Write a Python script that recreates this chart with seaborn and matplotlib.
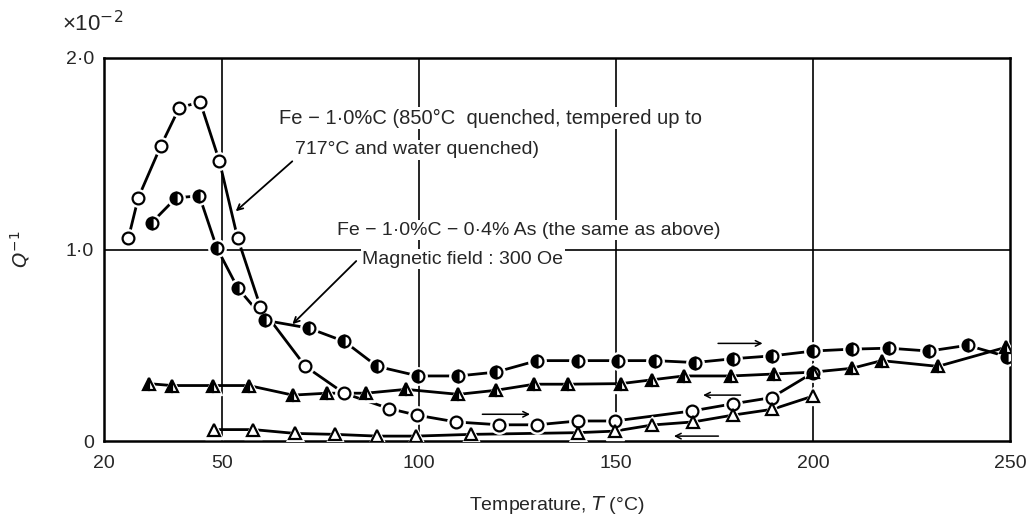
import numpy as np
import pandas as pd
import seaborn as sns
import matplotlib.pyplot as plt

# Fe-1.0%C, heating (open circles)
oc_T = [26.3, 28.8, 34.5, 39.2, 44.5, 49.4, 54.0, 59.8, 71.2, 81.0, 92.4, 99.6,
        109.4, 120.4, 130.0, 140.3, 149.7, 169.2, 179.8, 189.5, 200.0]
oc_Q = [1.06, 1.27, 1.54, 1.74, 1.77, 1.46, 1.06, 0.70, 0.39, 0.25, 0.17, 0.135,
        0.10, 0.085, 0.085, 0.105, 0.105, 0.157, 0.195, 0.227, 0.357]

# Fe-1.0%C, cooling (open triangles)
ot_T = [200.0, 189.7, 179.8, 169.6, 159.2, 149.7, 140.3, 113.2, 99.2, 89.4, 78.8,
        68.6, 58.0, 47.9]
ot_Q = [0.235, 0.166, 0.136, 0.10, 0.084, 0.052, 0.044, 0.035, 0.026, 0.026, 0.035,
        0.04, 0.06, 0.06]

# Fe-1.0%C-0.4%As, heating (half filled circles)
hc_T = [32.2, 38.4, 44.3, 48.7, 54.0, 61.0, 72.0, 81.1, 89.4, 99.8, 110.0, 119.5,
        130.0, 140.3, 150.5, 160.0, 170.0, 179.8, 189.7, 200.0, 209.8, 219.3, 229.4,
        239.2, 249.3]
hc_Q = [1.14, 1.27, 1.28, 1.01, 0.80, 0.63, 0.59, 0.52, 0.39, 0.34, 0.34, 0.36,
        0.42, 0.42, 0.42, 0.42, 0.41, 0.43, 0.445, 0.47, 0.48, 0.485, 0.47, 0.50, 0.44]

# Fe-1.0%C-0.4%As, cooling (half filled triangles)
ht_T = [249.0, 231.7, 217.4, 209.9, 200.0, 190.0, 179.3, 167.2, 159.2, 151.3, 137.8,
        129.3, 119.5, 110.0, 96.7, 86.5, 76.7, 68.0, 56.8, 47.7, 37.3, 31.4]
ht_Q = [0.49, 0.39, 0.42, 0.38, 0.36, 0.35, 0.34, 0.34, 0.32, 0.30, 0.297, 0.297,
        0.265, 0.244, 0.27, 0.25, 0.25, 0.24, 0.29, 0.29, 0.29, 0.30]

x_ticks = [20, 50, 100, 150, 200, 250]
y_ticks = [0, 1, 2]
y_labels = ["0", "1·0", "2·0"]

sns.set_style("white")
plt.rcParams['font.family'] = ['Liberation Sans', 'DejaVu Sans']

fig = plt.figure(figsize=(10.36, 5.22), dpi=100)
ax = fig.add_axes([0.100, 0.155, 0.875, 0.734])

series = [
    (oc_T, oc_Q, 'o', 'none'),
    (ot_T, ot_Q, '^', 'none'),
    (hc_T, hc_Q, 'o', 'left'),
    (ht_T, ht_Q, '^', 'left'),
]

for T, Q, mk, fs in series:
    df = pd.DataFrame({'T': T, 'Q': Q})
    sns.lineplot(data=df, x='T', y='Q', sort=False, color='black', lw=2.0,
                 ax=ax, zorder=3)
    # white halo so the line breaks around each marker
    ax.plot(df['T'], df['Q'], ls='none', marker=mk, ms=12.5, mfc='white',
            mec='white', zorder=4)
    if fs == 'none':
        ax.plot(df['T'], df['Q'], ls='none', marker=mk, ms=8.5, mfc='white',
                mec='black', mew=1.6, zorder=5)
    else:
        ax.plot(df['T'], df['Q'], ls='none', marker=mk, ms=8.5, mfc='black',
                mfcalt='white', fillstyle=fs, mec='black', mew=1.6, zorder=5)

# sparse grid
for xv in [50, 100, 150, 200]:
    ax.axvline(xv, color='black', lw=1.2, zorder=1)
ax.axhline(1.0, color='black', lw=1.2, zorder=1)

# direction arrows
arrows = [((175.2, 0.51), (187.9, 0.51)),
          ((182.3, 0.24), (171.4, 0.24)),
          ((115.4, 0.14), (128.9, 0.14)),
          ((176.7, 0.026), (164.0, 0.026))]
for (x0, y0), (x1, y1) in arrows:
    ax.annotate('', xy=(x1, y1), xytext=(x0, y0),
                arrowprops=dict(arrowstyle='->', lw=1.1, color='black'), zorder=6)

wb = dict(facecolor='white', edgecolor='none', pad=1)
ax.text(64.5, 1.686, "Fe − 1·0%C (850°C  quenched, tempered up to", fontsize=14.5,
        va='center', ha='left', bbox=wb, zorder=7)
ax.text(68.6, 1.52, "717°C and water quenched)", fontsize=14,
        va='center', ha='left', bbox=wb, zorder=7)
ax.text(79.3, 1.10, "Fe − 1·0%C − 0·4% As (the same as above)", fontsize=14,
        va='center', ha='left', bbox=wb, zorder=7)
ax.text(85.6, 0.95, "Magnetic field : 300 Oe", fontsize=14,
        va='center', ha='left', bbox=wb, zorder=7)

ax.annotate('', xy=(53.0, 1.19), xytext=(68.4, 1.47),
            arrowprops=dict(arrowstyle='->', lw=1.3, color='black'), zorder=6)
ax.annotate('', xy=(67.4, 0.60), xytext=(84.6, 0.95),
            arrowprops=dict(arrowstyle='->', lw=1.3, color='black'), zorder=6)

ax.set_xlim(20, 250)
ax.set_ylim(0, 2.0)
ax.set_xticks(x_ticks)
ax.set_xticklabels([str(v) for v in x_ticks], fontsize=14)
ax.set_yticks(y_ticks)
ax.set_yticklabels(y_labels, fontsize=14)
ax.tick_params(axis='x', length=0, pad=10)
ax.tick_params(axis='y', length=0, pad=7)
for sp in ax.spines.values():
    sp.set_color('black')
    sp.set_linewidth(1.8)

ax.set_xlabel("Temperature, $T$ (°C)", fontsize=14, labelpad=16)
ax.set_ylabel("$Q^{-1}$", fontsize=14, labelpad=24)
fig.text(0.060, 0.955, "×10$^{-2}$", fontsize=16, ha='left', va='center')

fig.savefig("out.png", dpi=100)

--

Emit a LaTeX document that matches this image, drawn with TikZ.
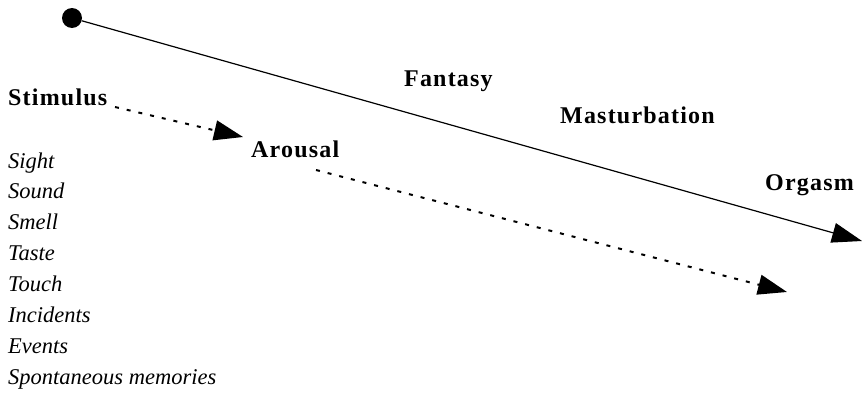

What the task requires — Do not include pictures. Give again exactly the lines starting at the one with "Write a Python" and ending at the one with "0.04, 0.06, 0.06]", both included.

Result of this task —
Write a Python script that recreates this chart with seaborn and matplotlib.
import numpy as np
import pandas as pd
import seaborn as sns
import matplotlib.pyplot as plt

# Fe-1.0%C, heating (open circles)
oc_T = [26.3, 28.8, 34.5, 39.2, 44.5, 49.4, 54.0, 59.8, 71.2, 81.0, 92.4, 99.6,
        109.4, 120.4, 130.0, 140.3, 149.7, 169.2, 179.8, 189.5, 200.0]
oc_Q = [1.06, 1.27, 1.54, 1.74, 1.77, 1.46, 1.06, 0.70, 0.39, 0.25, 0.17, 0.135,
        0.10, 0.085, 0.085, 0.105, 0.105, 0.157, 0.195, 0.227, 0.357]

# Fe-1.0%C, cooling (open triangles)
ot_T = [200.0, 189.7, 179.8, 169.6, 159.2, 149.7, 140.3, 113.2, 99.2, 89.4, 78.8,
        68.6, 58.0, 47.9]
ot_Q = [0.235, 0.166, 0.136, 0.10, 0.084, 0.052, 0.044, 0.035, 0.026, 0.026, 0.035,
        0.04, 0.06, 0.06]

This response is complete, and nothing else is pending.